* _Data_
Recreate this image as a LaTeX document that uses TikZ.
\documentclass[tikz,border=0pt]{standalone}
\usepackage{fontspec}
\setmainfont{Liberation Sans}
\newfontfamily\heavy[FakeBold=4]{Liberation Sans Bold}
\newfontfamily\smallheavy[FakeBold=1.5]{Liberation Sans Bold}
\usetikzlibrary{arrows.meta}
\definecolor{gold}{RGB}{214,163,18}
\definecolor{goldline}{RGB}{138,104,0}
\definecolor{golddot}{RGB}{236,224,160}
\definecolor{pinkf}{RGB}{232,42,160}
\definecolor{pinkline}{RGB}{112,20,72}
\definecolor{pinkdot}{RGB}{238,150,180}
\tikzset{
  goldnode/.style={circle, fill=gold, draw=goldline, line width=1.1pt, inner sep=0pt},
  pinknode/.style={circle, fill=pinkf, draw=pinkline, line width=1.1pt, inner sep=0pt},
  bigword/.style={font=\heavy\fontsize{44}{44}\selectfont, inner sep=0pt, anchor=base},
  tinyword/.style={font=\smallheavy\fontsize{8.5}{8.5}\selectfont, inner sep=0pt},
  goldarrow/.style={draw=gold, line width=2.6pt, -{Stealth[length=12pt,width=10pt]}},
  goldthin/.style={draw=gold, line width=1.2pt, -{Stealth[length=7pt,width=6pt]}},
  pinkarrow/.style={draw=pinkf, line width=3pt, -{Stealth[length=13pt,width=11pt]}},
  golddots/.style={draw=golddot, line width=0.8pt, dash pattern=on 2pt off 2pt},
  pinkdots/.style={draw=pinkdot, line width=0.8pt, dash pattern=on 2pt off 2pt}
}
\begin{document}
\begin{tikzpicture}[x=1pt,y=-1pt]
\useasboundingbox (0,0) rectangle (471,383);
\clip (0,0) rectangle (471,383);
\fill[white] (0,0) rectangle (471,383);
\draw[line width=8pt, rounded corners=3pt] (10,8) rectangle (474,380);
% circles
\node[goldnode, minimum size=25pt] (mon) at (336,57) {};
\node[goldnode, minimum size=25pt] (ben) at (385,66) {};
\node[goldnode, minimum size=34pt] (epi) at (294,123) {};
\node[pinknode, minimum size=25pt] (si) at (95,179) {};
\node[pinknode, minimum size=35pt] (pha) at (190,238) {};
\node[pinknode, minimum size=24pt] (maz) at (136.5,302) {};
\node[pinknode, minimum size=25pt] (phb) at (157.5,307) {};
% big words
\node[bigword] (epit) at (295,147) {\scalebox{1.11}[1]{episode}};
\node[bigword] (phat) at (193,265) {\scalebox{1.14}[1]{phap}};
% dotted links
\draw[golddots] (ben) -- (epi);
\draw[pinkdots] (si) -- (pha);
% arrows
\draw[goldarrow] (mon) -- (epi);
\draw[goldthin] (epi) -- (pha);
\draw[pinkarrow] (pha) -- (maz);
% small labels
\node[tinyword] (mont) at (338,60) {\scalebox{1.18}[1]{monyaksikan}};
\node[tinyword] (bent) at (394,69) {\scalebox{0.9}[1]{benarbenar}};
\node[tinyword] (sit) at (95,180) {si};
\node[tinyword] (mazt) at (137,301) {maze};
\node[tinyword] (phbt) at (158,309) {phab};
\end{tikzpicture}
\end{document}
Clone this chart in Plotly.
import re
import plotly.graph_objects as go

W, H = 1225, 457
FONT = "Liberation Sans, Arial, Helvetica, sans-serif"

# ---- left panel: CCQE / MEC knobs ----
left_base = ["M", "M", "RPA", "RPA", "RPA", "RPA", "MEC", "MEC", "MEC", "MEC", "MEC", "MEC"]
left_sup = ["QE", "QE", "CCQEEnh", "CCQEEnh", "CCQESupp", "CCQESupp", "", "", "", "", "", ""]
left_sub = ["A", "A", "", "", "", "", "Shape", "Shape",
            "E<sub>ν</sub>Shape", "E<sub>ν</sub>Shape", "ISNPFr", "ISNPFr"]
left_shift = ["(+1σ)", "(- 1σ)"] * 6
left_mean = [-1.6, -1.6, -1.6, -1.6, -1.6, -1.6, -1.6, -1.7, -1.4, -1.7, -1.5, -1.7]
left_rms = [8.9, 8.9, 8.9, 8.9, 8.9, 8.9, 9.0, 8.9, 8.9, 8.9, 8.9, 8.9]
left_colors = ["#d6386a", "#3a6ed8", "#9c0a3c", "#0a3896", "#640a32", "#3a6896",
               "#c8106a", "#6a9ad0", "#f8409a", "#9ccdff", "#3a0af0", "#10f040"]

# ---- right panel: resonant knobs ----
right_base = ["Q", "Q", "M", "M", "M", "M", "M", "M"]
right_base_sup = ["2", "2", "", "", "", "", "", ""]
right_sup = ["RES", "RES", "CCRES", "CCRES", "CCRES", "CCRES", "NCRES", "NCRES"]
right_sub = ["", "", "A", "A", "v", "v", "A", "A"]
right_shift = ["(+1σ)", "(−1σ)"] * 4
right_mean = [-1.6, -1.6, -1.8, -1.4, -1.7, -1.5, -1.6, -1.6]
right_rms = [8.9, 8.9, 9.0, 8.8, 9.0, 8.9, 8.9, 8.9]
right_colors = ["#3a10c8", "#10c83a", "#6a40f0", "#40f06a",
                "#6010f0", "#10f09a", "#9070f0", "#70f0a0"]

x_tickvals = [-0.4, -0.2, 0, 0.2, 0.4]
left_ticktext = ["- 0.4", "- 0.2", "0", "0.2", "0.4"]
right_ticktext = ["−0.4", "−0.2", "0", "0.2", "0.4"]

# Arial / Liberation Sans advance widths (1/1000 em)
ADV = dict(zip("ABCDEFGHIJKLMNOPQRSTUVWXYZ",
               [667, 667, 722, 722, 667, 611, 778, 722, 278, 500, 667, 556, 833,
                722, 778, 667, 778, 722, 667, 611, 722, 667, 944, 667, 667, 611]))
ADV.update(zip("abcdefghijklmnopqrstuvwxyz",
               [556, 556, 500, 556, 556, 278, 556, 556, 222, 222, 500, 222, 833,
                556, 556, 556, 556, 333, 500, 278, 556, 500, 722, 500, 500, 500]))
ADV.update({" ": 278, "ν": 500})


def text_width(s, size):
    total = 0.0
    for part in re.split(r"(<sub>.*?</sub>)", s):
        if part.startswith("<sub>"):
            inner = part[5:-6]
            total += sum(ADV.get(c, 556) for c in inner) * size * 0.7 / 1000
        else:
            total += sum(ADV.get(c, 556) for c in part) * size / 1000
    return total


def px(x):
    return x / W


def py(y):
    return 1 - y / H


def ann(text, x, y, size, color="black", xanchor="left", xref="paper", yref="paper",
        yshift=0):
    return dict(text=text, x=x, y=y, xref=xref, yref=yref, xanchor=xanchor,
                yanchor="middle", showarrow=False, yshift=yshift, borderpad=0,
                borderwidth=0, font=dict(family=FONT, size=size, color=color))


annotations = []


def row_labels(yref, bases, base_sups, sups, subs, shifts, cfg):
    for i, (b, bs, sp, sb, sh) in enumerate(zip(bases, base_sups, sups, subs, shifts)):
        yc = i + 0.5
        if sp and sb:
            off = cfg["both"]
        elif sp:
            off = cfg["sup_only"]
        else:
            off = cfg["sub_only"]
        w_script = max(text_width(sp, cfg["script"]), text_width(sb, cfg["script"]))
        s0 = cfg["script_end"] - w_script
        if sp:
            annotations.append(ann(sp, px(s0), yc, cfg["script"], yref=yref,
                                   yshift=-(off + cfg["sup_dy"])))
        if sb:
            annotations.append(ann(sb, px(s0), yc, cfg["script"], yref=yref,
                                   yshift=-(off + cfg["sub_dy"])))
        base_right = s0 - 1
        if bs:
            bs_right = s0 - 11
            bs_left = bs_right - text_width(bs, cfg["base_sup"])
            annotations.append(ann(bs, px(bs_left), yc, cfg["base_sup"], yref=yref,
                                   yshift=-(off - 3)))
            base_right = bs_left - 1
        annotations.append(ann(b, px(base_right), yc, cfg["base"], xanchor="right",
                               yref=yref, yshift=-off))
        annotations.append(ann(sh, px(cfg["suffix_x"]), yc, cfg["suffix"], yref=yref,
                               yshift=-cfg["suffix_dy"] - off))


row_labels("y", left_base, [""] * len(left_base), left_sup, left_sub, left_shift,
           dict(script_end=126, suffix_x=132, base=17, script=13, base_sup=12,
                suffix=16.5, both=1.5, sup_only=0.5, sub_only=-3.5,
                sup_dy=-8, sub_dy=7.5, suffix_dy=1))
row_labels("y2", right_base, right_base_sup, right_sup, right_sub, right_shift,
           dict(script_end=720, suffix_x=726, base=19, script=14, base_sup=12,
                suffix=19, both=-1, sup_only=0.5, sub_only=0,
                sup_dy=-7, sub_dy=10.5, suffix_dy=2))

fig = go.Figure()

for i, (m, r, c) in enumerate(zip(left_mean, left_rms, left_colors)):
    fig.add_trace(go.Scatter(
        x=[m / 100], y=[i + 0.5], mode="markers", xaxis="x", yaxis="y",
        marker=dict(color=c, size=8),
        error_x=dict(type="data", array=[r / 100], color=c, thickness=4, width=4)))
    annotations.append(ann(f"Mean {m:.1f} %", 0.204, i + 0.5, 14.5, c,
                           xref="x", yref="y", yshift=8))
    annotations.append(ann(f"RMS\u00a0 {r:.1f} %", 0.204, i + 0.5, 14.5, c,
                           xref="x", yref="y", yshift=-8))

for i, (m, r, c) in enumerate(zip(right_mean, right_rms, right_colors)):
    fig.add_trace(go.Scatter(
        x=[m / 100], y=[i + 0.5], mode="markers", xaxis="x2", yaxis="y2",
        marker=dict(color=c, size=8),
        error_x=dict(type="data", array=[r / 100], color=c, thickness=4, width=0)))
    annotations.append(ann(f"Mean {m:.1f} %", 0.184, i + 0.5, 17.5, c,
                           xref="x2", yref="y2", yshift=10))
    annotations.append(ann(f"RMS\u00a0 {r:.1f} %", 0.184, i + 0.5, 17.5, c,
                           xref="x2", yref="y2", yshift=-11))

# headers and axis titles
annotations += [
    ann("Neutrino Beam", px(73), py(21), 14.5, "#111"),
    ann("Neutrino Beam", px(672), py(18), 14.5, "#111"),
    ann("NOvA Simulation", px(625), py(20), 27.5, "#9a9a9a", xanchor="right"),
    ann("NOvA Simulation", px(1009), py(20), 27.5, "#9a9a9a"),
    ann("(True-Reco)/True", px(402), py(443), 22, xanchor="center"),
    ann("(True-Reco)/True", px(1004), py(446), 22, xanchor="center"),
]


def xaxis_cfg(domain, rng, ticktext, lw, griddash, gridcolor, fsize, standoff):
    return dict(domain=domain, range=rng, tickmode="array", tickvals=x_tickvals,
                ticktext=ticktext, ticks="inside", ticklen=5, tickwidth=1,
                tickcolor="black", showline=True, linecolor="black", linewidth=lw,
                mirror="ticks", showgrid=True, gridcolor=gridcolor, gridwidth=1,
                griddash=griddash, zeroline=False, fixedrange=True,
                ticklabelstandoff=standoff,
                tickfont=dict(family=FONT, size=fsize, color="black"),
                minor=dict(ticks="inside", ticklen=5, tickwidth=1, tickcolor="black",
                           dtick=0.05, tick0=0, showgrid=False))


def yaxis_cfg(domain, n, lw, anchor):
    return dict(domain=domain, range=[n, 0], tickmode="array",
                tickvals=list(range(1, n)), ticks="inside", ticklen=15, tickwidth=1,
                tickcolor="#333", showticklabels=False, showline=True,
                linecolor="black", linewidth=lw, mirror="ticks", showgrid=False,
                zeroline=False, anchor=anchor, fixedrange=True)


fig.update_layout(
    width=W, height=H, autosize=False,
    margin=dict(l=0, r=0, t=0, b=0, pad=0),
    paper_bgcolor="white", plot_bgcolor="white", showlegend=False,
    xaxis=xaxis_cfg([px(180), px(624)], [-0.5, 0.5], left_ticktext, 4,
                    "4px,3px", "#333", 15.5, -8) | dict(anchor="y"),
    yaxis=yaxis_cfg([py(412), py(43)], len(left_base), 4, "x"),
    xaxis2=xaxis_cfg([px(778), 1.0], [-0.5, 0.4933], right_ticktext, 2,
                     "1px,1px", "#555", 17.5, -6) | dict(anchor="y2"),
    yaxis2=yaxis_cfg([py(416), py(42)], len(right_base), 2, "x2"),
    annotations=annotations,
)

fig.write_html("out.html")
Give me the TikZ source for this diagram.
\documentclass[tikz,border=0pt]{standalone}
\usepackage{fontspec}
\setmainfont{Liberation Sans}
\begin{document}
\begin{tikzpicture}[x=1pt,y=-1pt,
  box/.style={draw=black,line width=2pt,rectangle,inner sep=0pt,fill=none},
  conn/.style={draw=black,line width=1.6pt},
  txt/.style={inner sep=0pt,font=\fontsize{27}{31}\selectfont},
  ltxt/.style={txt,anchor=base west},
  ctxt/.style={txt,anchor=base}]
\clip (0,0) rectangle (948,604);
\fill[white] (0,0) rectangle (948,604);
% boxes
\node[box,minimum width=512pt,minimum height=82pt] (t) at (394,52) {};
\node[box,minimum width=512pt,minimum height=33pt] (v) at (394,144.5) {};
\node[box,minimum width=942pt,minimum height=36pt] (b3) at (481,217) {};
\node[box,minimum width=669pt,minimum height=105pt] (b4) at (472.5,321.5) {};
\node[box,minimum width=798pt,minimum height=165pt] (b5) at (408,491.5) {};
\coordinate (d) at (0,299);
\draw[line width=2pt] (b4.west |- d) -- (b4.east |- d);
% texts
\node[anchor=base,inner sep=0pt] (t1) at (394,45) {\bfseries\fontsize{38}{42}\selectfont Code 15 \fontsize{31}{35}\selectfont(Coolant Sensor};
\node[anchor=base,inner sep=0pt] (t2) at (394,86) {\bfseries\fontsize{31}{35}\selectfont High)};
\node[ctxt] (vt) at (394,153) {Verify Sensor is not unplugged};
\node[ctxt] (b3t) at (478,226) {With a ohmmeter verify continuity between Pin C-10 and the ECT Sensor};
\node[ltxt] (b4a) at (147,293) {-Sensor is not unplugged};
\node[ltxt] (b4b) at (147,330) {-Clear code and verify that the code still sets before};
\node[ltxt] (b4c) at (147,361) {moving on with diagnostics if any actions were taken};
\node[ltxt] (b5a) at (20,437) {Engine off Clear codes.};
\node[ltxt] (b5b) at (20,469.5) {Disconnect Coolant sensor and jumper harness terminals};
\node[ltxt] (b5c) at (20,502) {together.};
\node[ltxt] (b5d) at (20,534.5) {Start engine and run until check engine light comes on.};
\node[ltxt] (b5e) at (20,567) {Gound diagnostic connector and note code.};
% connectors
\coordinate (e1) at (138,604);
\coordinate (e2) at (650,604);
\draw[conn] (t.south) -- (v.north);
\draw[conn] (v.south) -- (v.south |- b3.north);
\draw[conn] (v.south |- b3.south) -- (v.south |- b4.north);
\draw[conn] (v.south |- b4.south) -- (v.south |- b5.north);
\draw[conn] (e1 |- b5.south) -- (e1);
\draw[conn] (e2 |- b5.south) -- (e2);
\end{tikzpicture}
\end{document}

* _Instructions for the task_
Copy each line containing the word "this" from the data.

* _Output of the exercise_
Recreate this image as a LaTeX document that uses TikZ.
Clone this chart in Plotly.
Give me the TikZ source for this diagram.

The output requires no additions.